Les Cambodgiens sont à juste titre fiers de leurs ressources naturelles, qu’il s’agisse d’oiseaux, de félins, de fleurs, de fruits ou d’arbres… Aussi n’est-il pas étonnant que les poètes khmers choisissent pour sujets de leurs odes les représentants les plus appréciés de la flore de leur pays. C’est le cas du poème présenté ici, qui est consacré à l’arbre emblème du Cambodge : le palmier à sucre.
Khun Srun (ឃុន ស្រ៊ុន, 1945-1978), enseignant, écrivain, journaliste, poète, fut une figure majeure parmi les intellectuels cambodgiens des années 1960-1970. Il fut emprisonné à deux reprises dans les geôles du maréchal Lon Nol, qui avait reversé Norodom Sihanouk par un coup d’État en 1970. Après son second emprisonnement, il décida en 1973 de fuir Phnom Penh pour rejoindre la guérilla khmère rouge. Il fut assassiné par les suppôts de Pol Pot, avec presque toute sa famille, dans la sinistre prison S-21 en décembre 1978, quelques jours à peine avant l’entrée des troupes vietnamiennes à Phnom Penh (janvier 1979).
Son poème « La vie du rônier » (ជីវិតដើមត្នោត) se trouve dans un recueil de textes intitulé La Beauté de la vie (សម្រស់ជីវិត), publié à Phnom Penh en 1971.

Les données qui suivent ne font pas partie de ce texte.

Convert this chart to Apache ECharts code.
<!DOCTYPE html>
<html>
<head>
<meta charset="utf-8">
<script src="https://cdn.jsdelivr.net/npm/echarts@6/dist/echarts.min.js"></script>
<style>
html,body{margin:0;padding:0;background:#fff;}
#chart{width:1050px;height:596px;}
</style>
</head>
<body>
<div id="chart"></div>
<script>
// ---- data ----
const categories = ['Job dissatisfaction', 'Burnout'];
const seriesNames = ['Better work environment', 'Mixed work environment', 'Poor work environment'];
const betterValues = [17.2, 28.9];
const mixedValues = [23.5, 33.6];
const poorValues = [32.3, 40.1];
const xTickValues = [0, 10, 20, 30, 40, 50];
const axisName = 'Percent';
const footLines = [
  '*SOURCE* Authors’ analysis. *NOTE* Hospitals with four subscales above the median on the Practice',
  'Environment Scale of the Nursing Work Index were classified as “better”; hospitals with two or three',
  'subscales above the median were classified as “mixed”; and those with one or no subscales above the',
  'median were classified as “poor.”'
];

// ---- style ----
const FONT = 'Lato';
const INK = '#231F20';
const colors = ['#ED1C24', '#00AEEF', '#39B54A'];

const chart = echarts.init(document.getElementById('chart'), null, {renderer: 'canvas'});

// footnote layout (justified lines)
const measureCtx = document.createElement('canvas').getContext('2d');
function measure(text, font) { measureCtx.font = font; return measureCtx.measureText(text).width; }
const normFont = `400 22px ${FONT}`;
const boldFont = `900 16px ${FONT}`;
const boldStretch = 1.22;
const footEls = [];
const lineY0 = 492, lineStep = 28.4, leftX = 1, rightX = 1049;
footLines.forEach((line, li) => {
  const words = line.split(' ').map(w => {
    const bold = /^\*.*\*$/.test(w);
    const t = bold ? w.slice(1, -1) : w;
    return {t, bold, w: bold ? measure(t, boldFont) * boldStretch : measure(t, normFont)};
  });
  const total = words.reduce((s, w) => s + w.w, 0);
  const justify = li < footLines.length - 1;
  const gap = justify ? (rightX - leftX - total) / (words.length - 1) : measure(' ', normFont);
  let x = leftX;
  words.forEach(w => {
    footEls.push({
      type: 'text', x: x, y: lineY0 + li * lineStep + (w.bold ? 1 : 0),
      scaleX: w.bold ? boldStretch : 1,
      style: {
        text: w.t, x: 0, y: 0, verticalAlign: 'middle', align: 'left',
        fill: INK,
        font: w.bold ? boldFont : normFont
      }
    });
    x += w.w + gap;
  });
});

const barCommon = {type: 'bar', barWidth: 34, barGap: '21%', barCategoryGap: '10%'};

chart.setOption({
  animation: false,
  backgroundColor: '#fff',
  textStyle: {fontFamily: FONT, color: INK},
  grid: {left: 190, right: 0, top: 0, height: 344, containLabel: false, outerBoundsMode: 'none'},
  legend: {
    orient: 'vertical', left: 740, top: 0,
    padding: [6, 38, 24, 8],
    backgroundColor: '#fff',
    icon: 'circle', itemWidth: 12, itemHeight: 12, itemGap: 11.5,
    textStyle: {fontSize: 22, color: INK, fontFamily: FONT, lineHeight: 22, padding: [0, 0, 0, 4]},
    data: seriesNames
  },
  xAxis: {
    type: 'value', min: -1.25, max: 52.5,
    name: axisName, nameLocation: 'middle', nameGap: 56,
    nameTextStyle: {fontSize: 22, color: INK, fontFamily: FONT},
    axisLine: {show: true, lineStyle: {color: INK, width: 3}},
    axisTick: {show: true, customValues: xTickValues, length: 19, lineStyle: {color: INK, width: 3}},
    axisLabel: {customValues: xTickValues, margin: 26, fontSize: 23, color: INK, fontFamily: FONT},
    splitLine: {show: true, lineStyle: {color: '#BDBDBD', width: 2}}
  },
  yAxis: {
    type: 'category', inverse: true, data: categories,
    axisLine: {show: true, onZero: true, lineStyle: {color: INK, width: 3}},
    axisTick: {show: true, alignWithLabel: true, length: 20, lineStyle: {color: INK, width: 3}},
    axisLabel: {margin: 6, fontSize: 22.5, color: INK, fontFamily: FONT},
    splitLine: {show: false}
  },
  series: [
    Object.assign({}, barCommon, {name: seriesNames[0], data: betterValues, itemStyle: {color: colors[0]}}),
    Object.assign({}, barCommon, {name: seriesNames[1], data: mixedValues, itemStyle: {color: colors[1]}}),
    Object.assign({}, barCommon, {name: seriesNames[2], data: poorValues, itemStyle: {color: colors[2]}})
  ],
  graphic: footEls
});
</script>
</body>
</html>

Dans « La vie du rônier », Khun Srun dresse en quelques traits un portrait tout à fait fidèle du palmier à sucre (appelé aussi rônier, ou encore borasse, Borassus flabellifer, en khmer ត្នោត [tnaot], qui a été choisi comme arbre symbole du Cambodge. Le poète parle de la façon dont ce palmier pousse, de sa rusticité, de sa silhouette élancée et reconnaissable entre toutes, omniprésente sur les diguettes de la campagne cambodgienne, de ce qu’il apporte aux hommes…
La traduction que je propose ci-dessous n’est pas littérale. J’ai plutôt tenté de rendre en français la poésie du texte khmer.
Khun Srun – La vie du rônier
On abandonne ses graines à la terre des rizières,
Il n’est pas surveillé comme les potagers,
Il n’est pas dorloté comme les fleurs des barrières,
Et il est pour cela de tous apprécié.
Il se dresse, solitaire, de nombreuses années,
De sa silhouette il marque les limites des champs,
Il ne plie ni ne rompt sous la force du vent,
Mais il n’ est pas l’objet des éloges des hommes.
Quand enfin il déploie sa svelte silhouette,
On lui coupe ses palmes et l’on cueille ses fruits,
On prélève sa sève le matin et le soir,
Le rônier est heureux d’offrir tout ce qu’il a.
Un rônier dont la taille dépasse les autres,
Se trouve à la merci de la foudre implacable,
Son grand corps décharné se dresse dans le vide,
Et il arrête alors de donner son nectar.
Et même s’il parvient à surpasser l’épreuve,
Quand la foudre a frappé mais qu’il survit encore,
Tous ceux qui l’aperçoivent tremblent en le voyant,
Disent qu’il porte malheur et ne l’approchent plus.